Properties you’re sure to recognize including 17 of the tallest 30 in town all designed by KBJ architects who have drawn plans for 50 buildings downtown.

JACKSONVILLE, Fla. — If you look around downtown Jacksonville and across the river to the Southbank – you can see the tallest buildings.

But of the top 6 – could you name who designed them? Well, the answer is the same.

“KBJ has developed this city," KBJ Architect president Tom Rensing said. "We are Jacksonville’s architect.” 

From Rensing’s office, he can for miles. At every window, in every direction, he can point to a building designed by the firm.

“We’ve done over 50 projects here in the downtown area," Rensing said. "And besides the hundreds of projects, we’ve done in the Jacksonville area.” 

Properties you’re sure to recognize, including 17 of the 30 tallest in town.

Looking from Riverplace Tower, Jacksonville’s highest point from 1967 to 1974 had a clear view of the other tall KBJ projects. Some of those included the Wells Fargo, BB&T and TIAA Bank buildings. 

The Times-Union Center for Performing Arts and CSX headquarters are also in the company’s portfolio. Tucked behind the buildings on the river, the Bryan Simpson Federal Courthouse.

There is one building that holds a special place for Rensing, the VyStar Building.

“This is one of the first projects I worked on,” Rensing said.

That was in 1987 and you can see a companion building in the drawing was later scrapped.
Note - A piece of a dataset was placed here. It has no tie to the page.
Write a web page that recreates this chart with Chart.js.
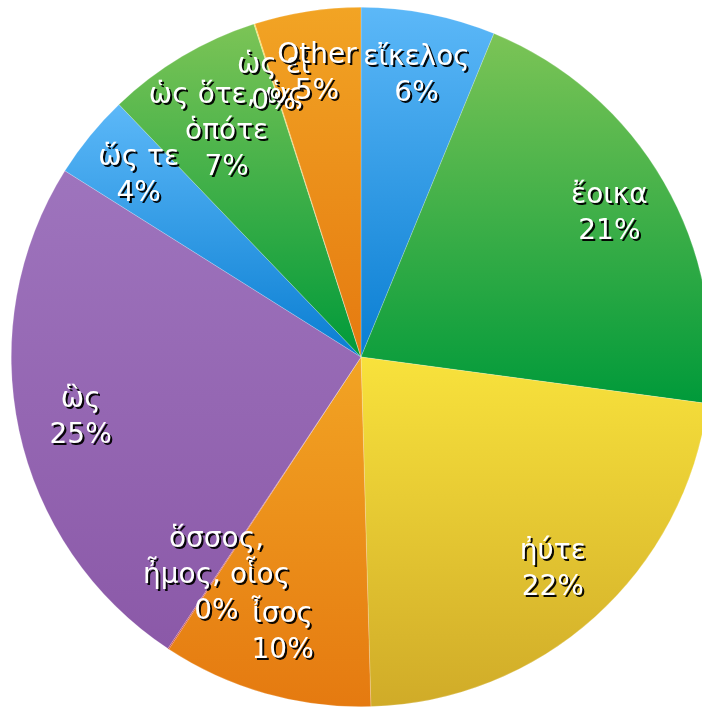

“If you take a look at all the buildings, they all look pretty different," Rensing said. "The reason they look different is because the client involvement is so critical to us.”

Take the Duval County Courthouse for example, which was lambasted at the time for its hefty budget and construction changes by the City. Rensing said ultimately space proved to be one of the firms crowning achievements.

Similar to a $7 billion airport terminal design in Xi’an, China. A one of a kind facility drawn by architects in KBJ’s First Coast office.

“I think it gives us a lot of pride in Jacksonville,” Rensing said.